Gavin Barwelll, Theresa May’s chief of staff, tweeted: “Dominic Cummings admits David Frost agreed the Northern Ireland Protocol in bad faith (although he says the Prime Minister wasn’t in on it).
“Honest, though unlikely to help David in the negotiations to come.”
Leo Vadradkar, who was Ireland’ Taoiseach at the time the protocol was negotiated, branded the revelations “very alarming”.
He said: “I saw those comments; I hope Dominic Cummings is speaking for himself and not for the British Government”
“But those comments are very alarming because that would indicate that this is a Government, an administration, that acted in bad faith and that message needs to be heard around the world.

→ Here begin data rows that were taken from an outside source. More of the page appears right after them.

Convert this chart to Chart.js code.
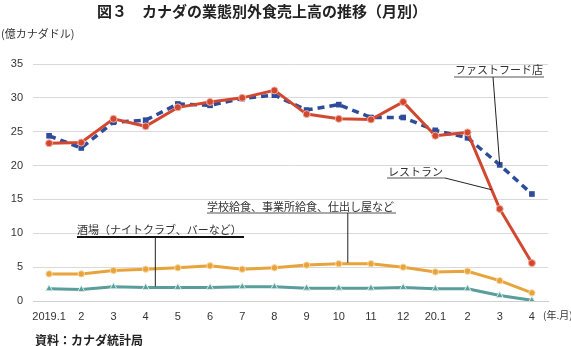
<!DOCTYPE html>
<html><head><meta charset="utf-8">
<script src="https://cdn.jsdelivr.net/npm/chart.js@4/dist/chart.umd.min.js"></script>
<style>html,body{margin:0;padding:0;background:#fff}#wrap{width:571px;height:346px;position:relative}</style>
</head><body><div id="wrap"><canvas id="c" width="571" height="346"></canvas></div>
<script>
const categories = ['2019.1','2','3','4','5','6','7','8','9','10','11','12','20.1','2','3','4'];
const restaurant = [23.3,23.4,26.9,25.8,28.6,29.4,30.0,31.1,27.6,26.9,26.8,29.4,24.4,24.9,13.6,5.6];
const fastFood   = [24.4,22.6,26.4,26.7,29.1,28.9,29.9,30.4,28.2,29.0,27.1,27.1,25.2,24.1,20.1,15.8];
const catering   = [4.0,4.0,4.5,4.7,4.9,5.2,4.7,4.9,5.3,5.5,5.5,5.0,4.3,4.4,3.0,1.2];
const bars       = [1.8,1.7,2.1,2.0,2.0,2.0,2.1,2.1,1.9,1.9,1.9,2.0,1.8,1.8,0.8,0.1];
const yTicks = [0,5,10,15,20,25,30,35];

const JP = '"Noto Sans CJK JP", sans-serif';
const NUM = '"Liberation Sans", "Noto Sans", sans-serif';

const annot = {
  id: 'annot',
  afterDraw(chart) {
    const ctx = chart.ctx, x = chart.scales.x, y = chart.scales.y;
    const px = i => x.getPixelForValue(i);
    const lerp = (arr, t) => { const i = Math.floor(t), f = t - i; return arr[i] + (arr[i+1]-arr[i])*f; };
    ctx.save();
    ctx.fillStyle = '#222';
    ctx.font = 'bold 15px ' + JP;
    ctx.textBaseline = 'middle';
    ctx.textAlign = 'left';
    ctx.fillText('図３　カナダの業態別外食売上高の推移（月別）', 97, 11);
    ctx.font = '11px ' + JP;
    ctx.fillStyle = '#333';
    ctx.fillText('(億カナダドル)', 1, 34);
    ctx.font = '10px ' + JP;
    ctx.fillText('(年.月)', 543, 315);
    ctx.font = 'bold 12px ' + JP;
    ctx.fillStyle = '#222';
    ctx.fillText('資料：カナダ統計局', 35, 340);

    function label(text, lx, ly, ux1, ux2, uy, uw, ucol) {
      ctx.font = '11px ' + JP;
      ctx.fillStyle = '#333';
      ctx.textAlign = 'left';
      ctx.textBaseline = 'alphabetic';
      ctx.fillText(text, lx, ly);
      ctx.strokeStyle = ucol; ctx.lineWidth = uw;
      ctx.beginPath(); ctx.moveTo(ux1, uy); ctx.lineTo(ux2, uy); ctx.stroke();
    }
    function leader(x1, y1, x2, y2) {
      ctx.strokeStyle = '#222'; ctx.lineWidth = 1;
      ctx.beginPath(); ctx.moveTo(x1, y1); ctx.lineTo(x2, y2); ctx.stroke();
    }
    label('ファストフード店', 455, 74, 454, 544, 77, 1, '#555');
    leader(493, 77, px(14), y.getPixelForValue(fastFood[14]));
    label('レストラン', 388, 176, 387, 445, 178, 1, '#555');
    leader(445, 178, px(13.75), y.getPixelForValue(lerp(restaurant, 13.75)));
    label('学校給食、事業所給食、仕出し屋など', 207, 211, 207, 396, 213, 1, '#555');
    leader(px(9.28), 213, px(9.28), y.getPixelForValue(lerp(catering, 9.28)) - 1);
    label('酒場（ナイトクラブ、バーなど）', 77, 234, 77, 244, 237, 2, '#111');
    leader(px(3.3), 237, px(3.3), y.getPixelForValue(lerp(bars, 3.3)) - 1);
    ctx.restore();
  }
};

new Chart(document.getElementById('c'), {
  type: 'line',
  data: {
    labels: categories,
    datasets: [
      { label: 'バー', data: bars, borderColor: '#5A9E9B', backgroundColor: '#5A9E9B', borderWidth: 3,
        pointStyle: 'triangle', pointRadius: 4, pointBorderColor: '#d6ecea', pointBorderWidth: 1, tension: 0 },
      { label: '給食', data: catering, borderColor: '#E8A33A', backgroundColor: '#E8A33A', borderWidth: 3,
        pointStyle: 'circle', pointRadius: 3.2, pointBorderColor: '#f7dcb0', pointBorderWidth: 1, tension: 0 },
      { label: 'レストラン', data: restaurant, borderColor: '#D2472F', backgroundColor: '#D2472F', borderWidth: 3,
        pointStyle: 'circle', pointRadius: 3.5, pointBorderColor: '#f0b0a0', pointBorderWidth: 1, tension: 0 },
      { label: 'ファストフード店', data: fastFood, borderColor: '#2F4C9C', backgroundColor: '#2F4C9C', borderWidth: 3.5,
        borderDash: [7, 5], pointStyle: 'rect', pointRadius: 4, pointBorderColor: '#2F4C9C', pointBorderWidth: 0, tension: 0 }
    ]
  },
  options: {
    responsive: false,
    animation: false,
    devicePixelRatio: 1,
    layout: { padding: { top: 64, right: 23, bottom: 21, left: 0 } },
    plugins: { legend: { display: false }, tooltip: { enabled: false } },
    scales: {
      x: {
        offset: true,
        grid: { display: false, drawTicks: false },
        border: { display: true, color: '#d0d0d0', width: 1 },
        ticks: { color: '#333', font: { family: NUM, size: 11 }, padding: 9, maxRotation: 0, autoSkip: false },
        afterFit(s) { s.height = 24; }
      },
      y: {
        min: 0, max: 35,
        afterBuildTicks(s) { s.ticks = yTicks.map(v => ({ value: v })); },
        grid: { color: '#d9d9d9', drawTicks: false, lineWidth: 1 },
        border: { display: false },
        ticks: { color: '#333', font: { family: NUM, size: 11 }, padding: 10 },
        afterFit(s) { s.width = 33; }
      }
    }
  },
  plugins: [annot]
});
</script></body></html>
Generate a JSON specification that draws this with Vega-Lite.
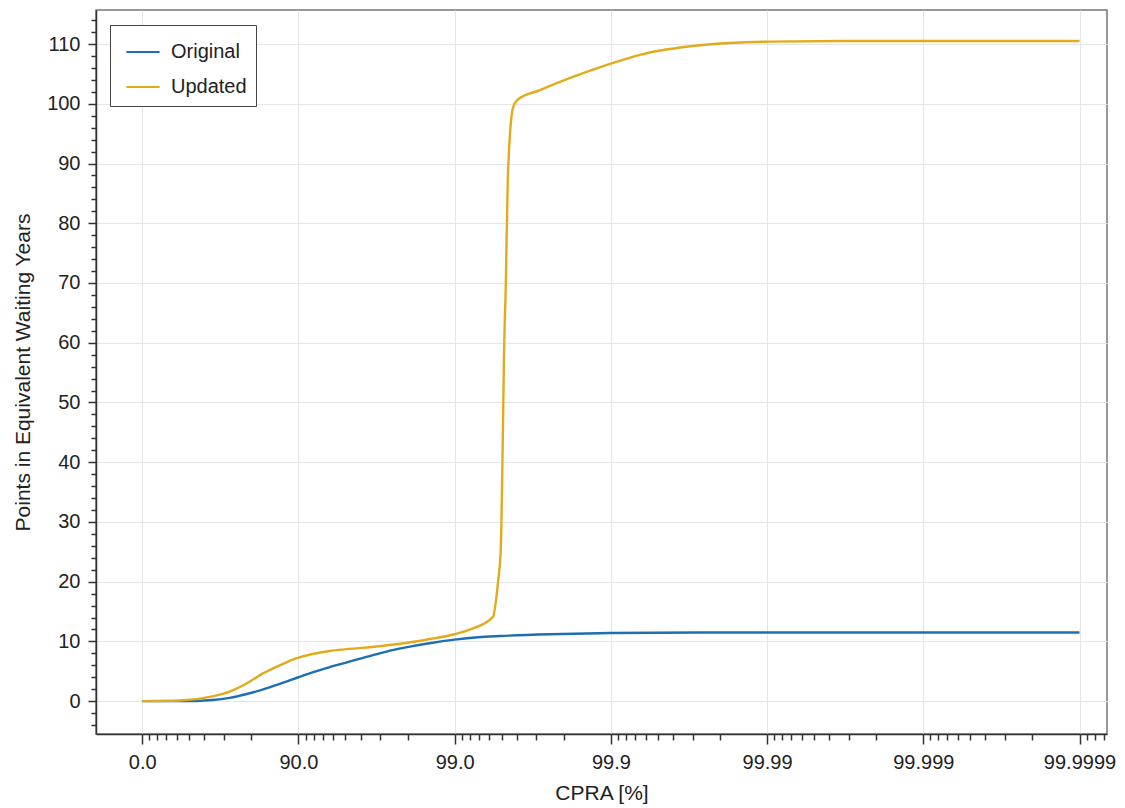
{
  "$schema": "https://vega.github.io/schema/vega-lite/v6.json",
  "autosize": "none",
  "width": 1011,
  "height": 724,
  "padding": {"left": 96, "top": 10, "right": 18, "bottom": 74},
  "background": "white",
  "config": {
    "font": "Liberation Sans",
    "view": {"stroke": "#777", "strokeWidth": 1.5},
    "axis": {
      "labelFont": "Liberation Sans",
      "titleFont": "Liberation Sans",
      "labelFontSize": 20,
      "titleFontSize": 20,
      "labelColor": "#222",
      "titleColor": "#222",
      "titleFontWeight": "normal",
      "domainColor": "#333",
      "domainWidth": 1.5,
      "tickColor": "#333",
      "tickWidth": 1.5,
      "gridColor": "#e6e6e6",
      "gridWidth": 1
    }
  },
  "data": {
    "values": [
      {"x": 0, "y": 0, "series": "Original"},
      {"x": 0.24, "y": 0.0, "series": "Original"},
      {"x": 0.45, "y": 0.2, "series": "Original"},
      {"x": 0.56, "y": 0.55, "series": "Original"},
      {"x": 0.67, "y": 1.2, "series": "Original"},
      {"x": 0.78, "y": 2.0, "series": "Original"},
      {"x": 0.88, "y": 2.9, "series": "Original"},
      {"x": 1.0, "y": 4.0, "series": "Original"},
      {"x": 1.09, "y": 4.8, "series": "Original"},
      {"x": 1.2, "y": 5.7, "series": "Original"},
      {"x": 1.31, "y": 6.5, "series": "Original"},
      {"x": 1.42, "y": 7.3, "series": "Original"},
      {"x": 1.52, "y": 8.0, "series": "Original"},
      {"x": 1.63, "y": 8.7, "series": "Original"},
      {"x": 1.73, "y": 9.2, "series": "Original"},
      {"x": 1.84, "y": 9.7, "series": "Original"},
      {"x": 2.0, "y": 10.3, "series": "Original"},
      {"x": 2.15, "y": 10.7, "series": "Original"},
      {"x": 2.29, "y": 10.9, "series": "Original"},
      {"x": 2.61, "y": 11.2, "series": "Original"},
      {"x": 3.0, "y": 11.4, "series": "Original"},
      {"x": 3.57, "y": 11.5, "series": "Original"},
      {"x": 4.0, "y": 11.5, "series": "Original"},
      {"x": 5.0, "y": 11.5, "series": "Original"},
      {"x": 6.0, "y": 11.5, "series": "Original"},
      {"x": 0, "y": 0, "series": "Updated"},
      {"x": 0.24, "y": 0.1, "series": "Updated"},
      {"x": 0.45, "y": 0.8, "series": "Updated"},
      {"x": 0.56, "y": 1.6, "series": "Updated"},
      {"x": 0.67, "y": 3.0, "series": "Updated"},
      {"x": 0.77, "y": 4.6, "series": "Updated"},
      {"x": 0.88, "y": 6.0, "series": "Updated"},
      {"x": 0.99, "y": 7.2, "series": "Updated"},
      {"x": 1.09, "y": 7.9, "series": "Updated"},
      {"x": 1.2, "y": 8.4, "series": "Updated"},
      {"x": 1.31, "y": 8.7, "series": "Updated"},
      {"x": 1.52, "y": 9.2, "series": "Updated"},
      {"x": 1.73, "y": 9.9, "series": "Updated"},
      {"x": 1.84, "y": 10.4, "series": "Updated"},
      {"x": 2.0, "y": 11.2, "series": "Updated"},
      {"x": 2.1, "y": 12.0, "series": "Updated"},
      {"x": 2.245, "y": 14.1, "series": "Updated"},
      {"x": 2.277, "y": 19.8, "series": "Updated"},
      {"x": 2.295, "y": 25.3, "series": "Updated"},
      {"x": 2.307, "y": 42, "series": "Updated"},
      {"x": 2.316, "y": 58, "series": "Updated"},
      {"x": 2.328, "y": 70.5, "series": "Updated"},
      {"x": 2.34, "y": 87.2, "series": "Updated"},
      {"x": 2.373, "y": 99.3, "series": "Updated"},
      {"x": 2.4, "y": 100.6, "series": "Updated"},
      {"x": 2.546, "y": 102.3, "series": "Updated"},
      {"x": 2.757, "y": 104.5, "series": "Updated"},
      {"x": 2.975, "y": 106.5, "series": "Updated"},
      {"x": 3.186, "y": 108.2, "series": "Updated"},
      {"x": 3.57, "y": 109.8, "series": "Updated"},
      {"x": 4.02, "y": 110.4, "series": "Updated"},
      {"x": 4.5, "y": 110.5, "series": "Updated"},
      {"x": 6.0, "y": 110.5, "series": "Updated"}
    ]
  },
  "layer": [
    {
      "mark": {"type": "line", "strokeWidth": 2.4, "interpolate": "monotone"},
      "encoding": {
        "x": {
          "field": "x",
          "type": "quantitative",
          "scale": {"domain": [-0.296, 6.176], "nice": false, "zero": false},
          "axis": {
            "orient": "bottom",
            "title": "CPRA [%]",
            "titleFontSize": 21,
            "values": [0, 1, 2, 3, 4, 5, 6],
            "labelExpr": "['0.0','90.0','99.0','99.9','99.99','99.999','99.9999'][datum.value]",
            "tickSize": 10,
            "labelPadding": 8,
            "titlePadding": 10,
            "grid": true,
            "labelFlush": false
          }
        },
        "y": {
          "field": "y",
          "type": "quantitative",
          "scale": {"domain": [-5.5, 115.7], "nice": false, "zero": false},
          "axis": {
            "orient": "left",
            "title": "Points in Equivalent Waiting Years",
            "titleFontSize": 21,
            "values": [0, 10, 20, 30, 40, 50, 60, 70, 80, 90, 100, 110],
            "tickSize": 8,
            "labelPadding": 8,
            "titlePadding": 13,
            "grid": true
          }
        },
        "color": {
          "field": "series",
          "type": "nominal",
          "scale": {"domain": ["Original", "Updated"], "range": ["#1B6FB2", "#E3AA1C"]},
          "legend": {
            "orient": "none",
            "legendX": 14,
            "legendY": 15,
            "title": null,
            "padding": 9,
            "strokeColor": "#444",
            "fillColor": "white",
            "symbolType": "stroke",
            "symbolSize": 1100,
            "symbolStrokeWidth": 2,
            "symbolOffset": 6,
            "labelFontSize": 20,
            "labelFont": "Liberation Sans",
            "labelColor": "#222",
            "labelOffset": 10,
            "labelExpr": "datum.label + '   '",
            "rowPadding": 7
          }
        }
      }
    },
    {
      "mark": {"type": "line", "opacity": 0},
      "encoding": {
        "x": {
          "field": "x",
          "type": "quantitative",
          "axis": {
            "orient": "bottom",
            "title": null,
            "labels": false,
            "domain": false,
            "grid": false,
            "tickSize": 6,
            "values": [0.0458, 0.0969, 0.1549, 0.2218, 0.301, 0.3979, 0.5229, 0.699,
                       1.0458, 1.0969, 1.1549, 1.2218, 1.301, 1.3979, 1.5229, 1.699,
                       2.0458, 2.0969, 2.1549, 2.2218, 2.301, 2.3979, 2.5229, 2.699,
                       3.0458, 3.0969, 3.1549, 3.2218, 3.301, 3.3979, 3.5229, 3.699,
                       4.0458, 4.0969, 4.1549, 4.2218, 4.301, 4.3979, 4.5229, 4.699,
                       5.0458, 5.0969, 5.1549, 5.2218, 5.301, 5.3979, 5.5229, 5.699,
                       6.0458, 6.0969, 6.1549]
          }
        },
        "y": {
          "field": "y",
          "type": "quantitative",
          "axis": {
            "orient": "left",
            "title": null,
            "labels": false,
            "domain": false,
            "grid": false,
            "tickSize": 5,
            "values": [-4, -2, 2, 4, 6, 8, 12, 14, 16, 18, 22, 24, 26, 28, 32, 34, 36, 38, 42, 44, 46, 48, 52, 54, 56, 58, 62, 64, 66, 68, 72, 74, 76, 78, 82, 84, 86, 88, 92, 94, 96, 98, 102, 104, 106, 108, 112, 114]
          }
        },
        "detail": {"field": "series", "type": "nominal"}
      }
    }
  ],
  "resolve": {"axis": {"x": "independent", "y": "independent"}}
}
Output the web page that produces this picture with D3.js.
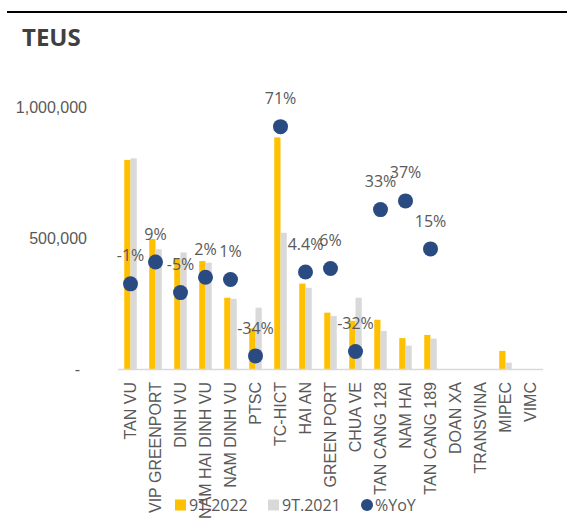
<!DOCTYPE html>
<html>
<head>
<meta charset="utf-8">
<script src="https://cdn.jsdelivr.net/npm/d3@7"></script>
<style>
    body { margin: 0; background: #fff; }
    svg { font-family: 'Open Sans', sans-serif; }
    .tick-label { fill: #595959; font-size: 16px; }
</style>
</head>
<body>
<svg id="chart" width="567" height="522"></svg>
<script>
const ports = ['TAN VU', 'VIP GREENPORT', 'DINH VU', 'NAM HAI DINH VU', 'NAM DINH VU', 'PTSC', 'TC-HICT',
    'HAI AN', 'GREEN PORT', 'CHUA VE', 'TAN CANG 128', 'NAM HAI', 'TAN CANG 189', 'DOAN XA', 'TRANSVINA',
    'MIPEC', 'VIMC'];
const teus2022 = [798000, 496000, 422000, 412000, 272000, 155000, 884000, 326000, 215000, 184000, 188000,
    118000, 130000, 0, 0, 69000, 0];
const teus2021 = [804000, 457000, 445000, 406000, 268000, 234000, 520000, 310000, 202000, 272000, 145000,
    89000, 116000, 0, 0, 24000, 0];
const yoy = [-1, 9, -5, 2, 1, -34, 71, 4.4, 6, -32, 33, 37, 15, null, null, null, null];
const yTicks = [0, 500000, 1000000];
const seriesNames = ['9T.2022', '9T.2021', '%YoY'];

const COLOR_2022 = '#FFC000';
const COLOR_2021 = '#D9D9D9';
const COLOR_YOY = '#2A4A82';

const svg = d3.select('#chart');

// frame line + title
svg.append('line')
    .attr('x1', 7).attr('x2', 567)
    .attr('y1', 12).attr('y2', 12)
    .attr('stroke', '#000').attr('stroke-width', 2);

svg.append('text')
    .attr('x', 22).attr('y', 46)
    .attr('fill', '#404040')
    .style('font-size', '24px')
    .style('font-weight', 'bold')
    .text('TEUS');

const plot = { left: 118, right: 543, top: 107, bottom: 369 };

const x = d3.scaleBand()
    .domain(ports)
    .range([plot.left, plot.right])
    .paddingInner(0.5)
    .paddingOuter(0.25);

const xSub = d3.scaleBand()
    .domain(['y2022', 'y2021'])
    .range([0, x.bandwidth()]);

const y = d3.scaleLinear()
    .domain([0, 1000000])
    .range([plot.bottom, plot.top]);

const y2 = d3.scaleLinear()
    .domain([-40, 80])
    .range([plot.bottom, plot.top]);

const rows = ports.map((p, i) => ({ port: p, y2022: teus2022[i], y2021: teus2021[i], yoy: yoy[i] }));

// y axis labels only (no line, no ticks)
const yAxis = svg.append('g')
    .attr('transform', `translate(87,0)`)
    .call(d3.axisLeft(y).tickValues(yTicks).tickSize(0).tickPadding(0)
        .tickFormat(d => d === 0 ? '-' : d3.format(',')(d)));
yAxis.select('.domain').remove();
yAxis.selectAll('text')
    .attr('class', 'tick-label')
    .attr('font-family', null)
    .attr('font-size', null)
    .attr('dx', d => d === 0 ? -7 : 0);

// bars
const groups = svg.append('g')
    .selectAll('g')
    .data(rows)
    .join('g')
    .attr('transform', d => `translate(${x(d.port)},0)`);

groups.selectAll('rect')
    .data(d => [
        { key: 'y2022', value: d.y2022, fill: COLOR_2022 },
        { key: 'y2021', value: d.y2021, fill: COLOR_2021 }
    ])
    .join('rect')
    .attr('x', d => xSub(d.key))
    .attr('width', xSub.bandwidth())
    .attr('y', d => y(d.value))
    .attr('height', d => y(0) - y(d.value))
    .attr('fill', d => d.fill);

// x axis
const xAxis = svg.append('g')
    .attr('transform', `translate(0,${plot.bottom})`)
    .call(d3.axisBottom(x).tickSize(0).tickPadding(0));
xAxis.select('.domain')
    .attr('d', `M${plot.left},0.5H${plot.right}`)
    .attr('stroke', '#D9D9D9')
    .attr('stroke-width', 1.5);
xAxis.selectAll('text')
    .attr('class', 'tick-label')
    .attr('font-family', null)
    .attr('font-size', null)
    .attr('transform', 'rotate(-90)')
    .attr('text-anchor', 'end')
    .attr('x', -13)
    .attr('y', 0)
    .attr('dy', '0.35em');

// %YoY dots + labels
const yoyRows = rows.filter(d => d.yoy !== null);

svg.append('g')
    .selectAll('circle')
    .data(yoyRows)
    .join('circle')
    .attr('cx', d => x(d.port) + x.bandwidth() / 2)
    .attr('cy', d => y2(d.yoy))
    .attr('r', 7.5)
    .attr('fill', COLOR_YOY);

svg.append('g')
    .selectAll('text')
    .data(yoyRows)
    .join('text')
    .attr('class', 'tick-label')
    .attr('x', d => x(d.port) + x.bandwidth() / 2)
    .attr('y', d => y2(d.yoy) - 28)
    .attr('dy', '0.35em')
    .attr('text-anchor', 'middle')
    .text(d => (d.yoy % 1 ? d.yoy.toFixed(1) : d.yoy) + '%');

// legend
const legend = svg.append('g').attr('transform', 'translate(0,505)');
const legendItems = [
    { name: seriesNames[0], color: COLOR_2022, shape: 'rect', x: 175 },
    { name: seriesNames[1], color: COLOR_2021, shape: 'rect', x: 268 },
    { name: seriesNames[2], color: COLOR_YOY, shape: 'circle', x: 361 }
];
legendItems.forEach(item => {
    if (item.shape === 'rect') {
        legend.append('rect')
            .attr('x', item.x).attr('y', -5.5)
            .attr('width', 11).attr('height', 11)
            .attr('fill', item.color);
    } else {
        legend.append('circle')
            .attr('cx', item.x + 6).attr('cy', 0)
            .attr('r', 6)
            .attr('fill', item.color);
    }
    legend.append('text')
        .attr('class', 'tick-label')
        .attr('x', item.x + 14)
        .attr('dy', '0.35em')
        .text(item.name);
});
</script>
</body>
</html>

“If the British Government doesn’t honour its agreements, it doesn’t adhere to treaties it signs, that must apply to everyone else too.
“At the moment they’re going around the world, they’re trying to negotiate new trade agreements… Surely the message must go out to all countries around the world that this is a British Government that doesn’t necessarily keep its word and doesn’t necessarily honour the agreements it makes.
“And you shouldn’t make any agreements with them until such time as you’re confident that they keep their promises, and honour things, for example, like the protocol.”
The deal was agreed for the election
Mr Cummings further lampooned the Government, saying the Tories agreed to the Brexit deal to provide a shot of clear victory at the 2019 election.
He said: “We took over a party on ~10%, worst constitutional crisis in century, much of deep state angling for BINO [Brexit in name only] or 2REF [a second referendum].
“So we wriggled thro[ugh] with best option we cd & intended to get the [trolley emoji – a reference to Boris Johnson] to ditch bits we didn’t like after whacking Corbyn. We prioritised.”